Comment expliquer, comme il l’a lui-même admis, son contrecoup vers 24 ans, alors qu’il venait d’intégrer le top 10 ?

A un moment donné, quand tu arrives presque tout là-haut, il faut parvenir à se fixer de nouveaux objectifs et ce n’est pas toujours facile, surtout si tu sens qu’ils vont être durs à atteindre, que tu as peut-être atteint ton max. Il faut réussir à mettre la barre plus haut et trouver du sens dans ton travail au quotidien. Je ne sais pas si c’est normal, mais je trouve qu’il y a une forme de logique à se démobiliser et, pendant un temps, de ne plus savoir où tu veux aller. Une fois que t’es 10, l’objectif ce n’est pas d’être 9 ou 8, ou 7. C’est quoi alors ? C’est d’être tout là-haut, c’est de gagner un grand chelem. Sauf qu’en face pendant ces années t’avais les trois monstres Federer, Nadal et Djokovic, qui n’ont laissé que des miettes à la concurrence. A ce moment-là, peut-être qu’il n’a pas su se trouver ces nouveaux objectifs.
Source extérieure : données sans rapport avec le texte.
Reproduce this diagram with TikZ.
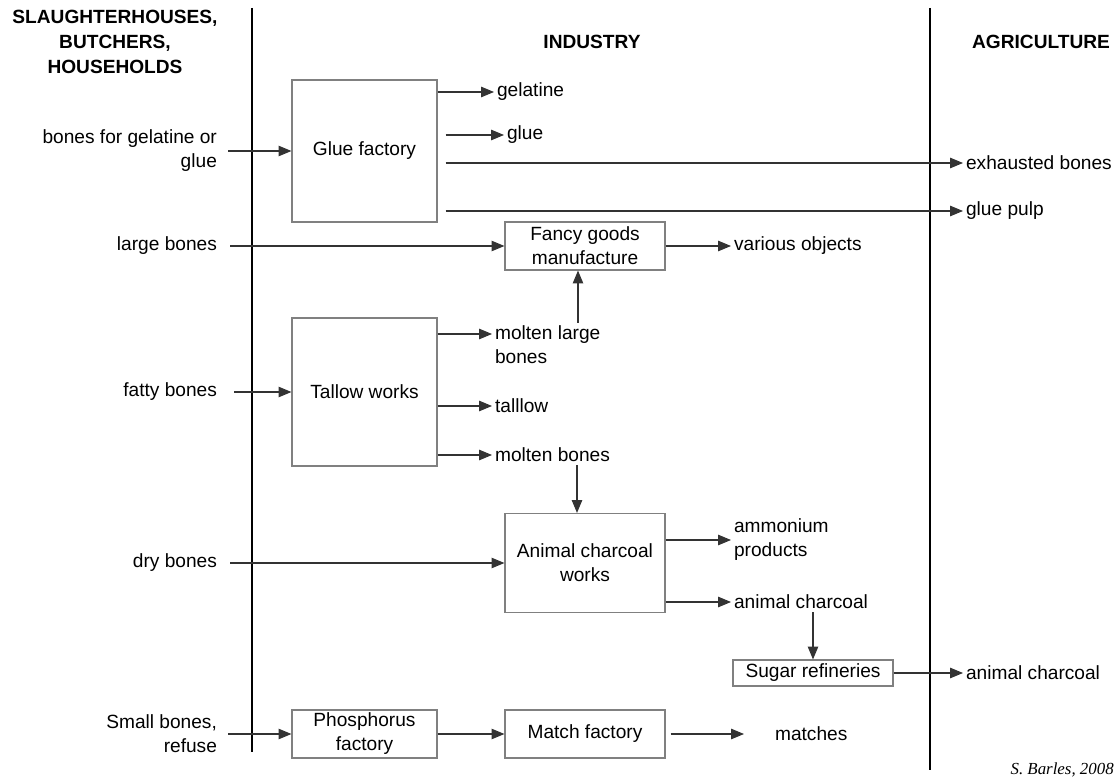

Comment a-t-il vécu son retour par la petite porte, les tournois Challengers au bout du monde, l’argent qui ne rentre plus dans les caisses ?
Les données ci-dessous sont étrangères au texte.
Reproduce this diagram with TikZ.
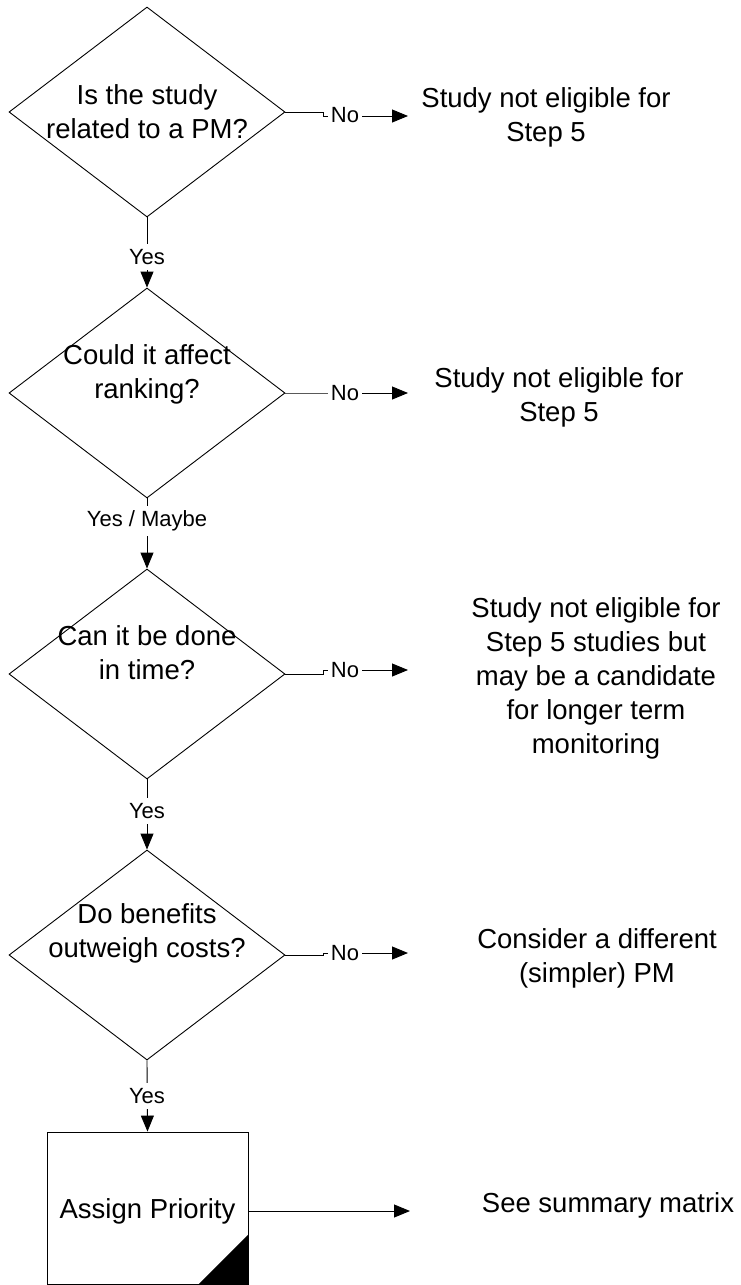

Très mal au départ, forcément, ça fait mal à l’ego, ça fait mal au confort. Mais une fois que t’acceptes ça, tu te dis que tu n’as pas le choix de toute manière. Et après il y a ce que tu mets dans tout ça. Je crois que ça lui a fait du bien au final. Il avait dit dans une interview « j’ai arrêté le train avant qu’il déraille, avant que je prenne le mur ». Moi je pense au contraire qu’il l’a pris, le mur, et que vu ce qu’il est en train de nous faire aujourd’hui, on peut dire qu’il l’a traversé et qu’il s’en est relevé. Il y en a qui s’arrête une fois le mur pris, c’est fini, ils sont morts. Lui, non, et je trouve ça fort et courageux de sa part. Ça ne te laisse pas indemne, c’est certain, tu te casses des trucs mais tu te reconstruis et tu reviens peut-être plus fort sur certains aspects. Aujourd’hui on peut le dire, il a un moral d’acier. Je le trouve serein, posé et à nouveau en confiance. Or, on sait que c’est le plus important au tennis. La confiance, ça met très longtemps à s’acquérir et ça se perd en deux minutes. L’objectif c’est que ça continue dans ce sens.
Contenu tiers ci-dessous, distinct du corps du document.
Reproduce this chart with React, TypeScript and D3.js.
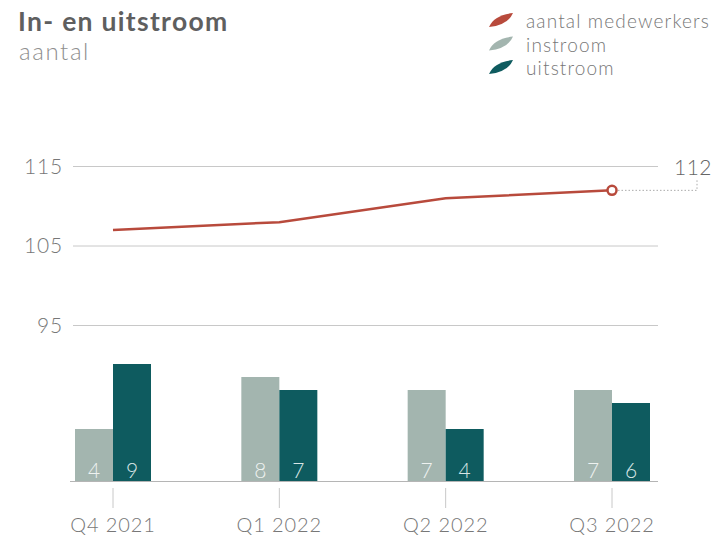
import React from "react";
import * as d3 from "d3";

const categories = ["Q4 2021", "Q1 2022", "Q2 2022", "Q3 2022"];
const medewerkers = [107, 108, 111, 112];
const instroom = [4, 8, 7, 7];
const uitstroom = [9, 7, 4, 6];
const yTicks = [95, 105, 115];

const legendItems = [
  { label: "aantal medewerkers", color: "#b84a3c" },
  { label: "instroom", color: "#a3b5af" },
  { label: "uitstroom", color: "#0e5b5f" },
];

const FONT = "Lato, 'Open Sans', sans-serif";

export default function App() {
  const W = 715, H = 540;
  const x = d3.scalePoint<string>().domain(categories).range([113, 612]);
  const yLine = d3.scaleLinear().domain([95, 115]).range([325.5, 166.5]);
  const yBar = d3.scaleLinear().domain([0, 9]).range([481, 364]);
  const barW = 38;

  const line = d3
    .line<number>()
    .x((_, i) => x(categories[i])!)
    .y((d) => yLine(d))
    .curve(d3.curveLinear);

  const lastX = x(categories[categories.length - 1])!;
  const lastY = yLine(medewerkers[medewerkers.length - 1]);

  const leaf = (cx: number, cy: number) =>
    `M${cx - 12},${cy + 7} Q${cx - 7},${cy - 5} ${cx + 12},${cy - 7} Q${cx + 7},${cy + 5} ${cx - 12},${cy + 7} Z`;

  return (
    <svg width={W} height={H} style={{ position: "absolute", left: 0, top: 0 }} fontFamily={FONT}>
      <text x={18} y={31} fontSize={26.5} fontWeight={700} letterSpacing={1.3} fill="#5f5f5f">In- en uitstroom</text>
      <text x={19} y={60} fontSize={24} fontWeight={300} letterSpacing={1.6} fill="#8f8f8f">aantal</text>

      {legendItems.map((d, i) => (
        <g key={d.label}>
          <path d={leaf(501, 20 + i * 23.5)} fill={d.color} />
          <text x={526} y={28 + i * 23.5} fontSize={19} fontWeight={300} letterSpacing={1.15} fill="#777">{d.label}</text>
        </g>
      ))}

      {yTicks.map((t) => (
        <g key={t}>
          <line x1={73} x2={658} y1={yLine(t)} y2={yLine(t)} stroke="#c8c8c8" strokeWidth={1} />
          <text x={63} y={yLine(t) + 7} textAnchor="end" fontSize={21} fontWeight={300} letterSpacing={0.8} fill="#777">{t}</text>
        </g>
      ))}

      {categories.map((c, i) => {
        const cx = x(c)!;
        return (
          <g key={c}>
            <rect x={cx - barW} y={yBar(instroom[i])} width={barW} height={yBar(0) - yBar(instroom[i])} fill="#a3b5af" />
            <rect x={cx} y={yBar(uitstroom[i])} width={barW} height={yBar(0) - yBar(uitstroom[i])} fill="#0e5b5f" />
            <text x={cx - barW / 2} y={478} textAnchor="middle" fontSize={21} fontWeight={300} fill="#eef2f0">{instroom[i]}</text>
            <text x={cx + barW / 2} y={478} textAnchor="middle" fontSize={21} fontWeight={300} fill="#d9e6e6">{uitstroom[i]}</text>
            <line x1={cx} x2={cx} y1={488} y2={508} stroke="#c8c8c8" strokeWidth={1} />
            <text x={cx} y={532} textAnchor="middle" fontSize={20} fontWeight={300} letterSpacing={0.9} fill="#777">{c}</text>
          </g>
        );
      })}
      <line x1={70} x2={658} y1={481.5} y2={481.5} stroke="#b5b5b5" strokeWidth={1} />

      <path d={line(medewerkers) || ""} fill="none" stroke="#b84a3c" strokeWidth={2.5} />
      <path
        d={`M${lastX + 6},${lastY} H${697} V${180}`}
        fill="none"
        stroke="#aaa"
        strokeWidth={1}
        strokeDasharray="1.5,2"
      />
      <circle cx={lastX} cy={lastY} r={4.5} fill="#fff" stroke="#b84a3c" strokeWidth={2.5} />
      <text x={712} y={175} textAnchor="end" fontSize={21} fontWeight={300} letterSpacing={0.5} fill="#666">{medewerkers[medewerkers.length - 1]}</text>
    </svg>
  );
}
Il a récemment expliqué que c’est un coup de fil de Pierre-Hugues Herbert qui lui proposait d’aller s’entraîner avec lui au CNE dix jours avant le Master 1000 de Bercy, qui a tout changé. Ça tient à rien quand même !

Ouais, on ne saura jamais si, sans le coup de fil de Pierre-Hugues et sans cet entraînement au CNE, il aurait vraiment arrêté, et tant mieux j’ai envie de dire. Tant mieux pour sa fille, tant mieux pour Clémence, son épouse, qui ne voulait absolument pas le voir arrêter. Je pense, moi, qu’il aurait repris quoi qu’il arrive. Mais peut-être parce que c’est juste que j’espérais au plus au fond de moi.

Comment se retape-t-on physiquement après une telle pause ?

Faire des mois sans jouer, c’est une chose, ton corps se déshabitue à l’effort, mais il se déshabitue aussi et surtout à la douleur. Tous ces mecs-là, ces 100, 200, 300 joueurs pros, tous les jours ils se réveillent et ils ont mal, tous les jours. Ca fait partie du métier. Et ça, tu finis par l’oublier quand tu poses la raquette, ce n’est pas simple de s’y remettre. Donc, forcément, le corps a besoin de quelques mois pour se réhabituer à ça, à réenclencher le mode pro, mais cette phase-là est passée. Il reste une interrogation légitime aujourd’hui qu’on n’a pas encore levée, c’est sa capacité à durer cinq sets sur le court. A mon sens il est prêt. Il va jouer Cameron Norrie, un joueur redoutable, on verra jusqu’où il faut aller.

Lucas Pouille singing La Marseillaise (French National Anthem) with the Roland-Garros crowd on Court 14 to celebrate his first Grand Slam win in four years 🥲 pic.twitter.com/JhbvWZutfx

— Bastien Fachan (@BastienFachan) May 28, 2023

Que représentent les JO 2024 dans son esprit ?

Ce qu’on a vu sur le court 14 entre Lucas et le public, de façon répétée pendant toute la semaine, plus son match au premier tour, je n’ai pas souvenir d’avoir souvent vu ça. Bien sûr il y a souvent de l’ambiance avec les joueurs français, mai j’ai senti un truc vraiment particulier avec Lucas. Je parle de ça car cette relation au public français est fondamentale pour Lucas. Je crois que les gens sont sincèrement heureux de le voir revenir, de voir ce qu’il a traversé et d’assister à cette résurrection. Et Lucas c’est un patriote, c’est quelqu’un qui adore jouer pour son pays, il a gagné la Coupe Davis avec l’équipe de France, donc pour lui les Jeux Olympiques représentent énormément. Il pense à ça tous les jours et je le comprends, faire des Jeux à la maison, ça arrive une fois dans une vie, et encore. C’est un réel objectif pour lui, une réelle source de motivation, ça fait partie des raisons pour lesquelles il a tant travaillé pour revenir de nulle part.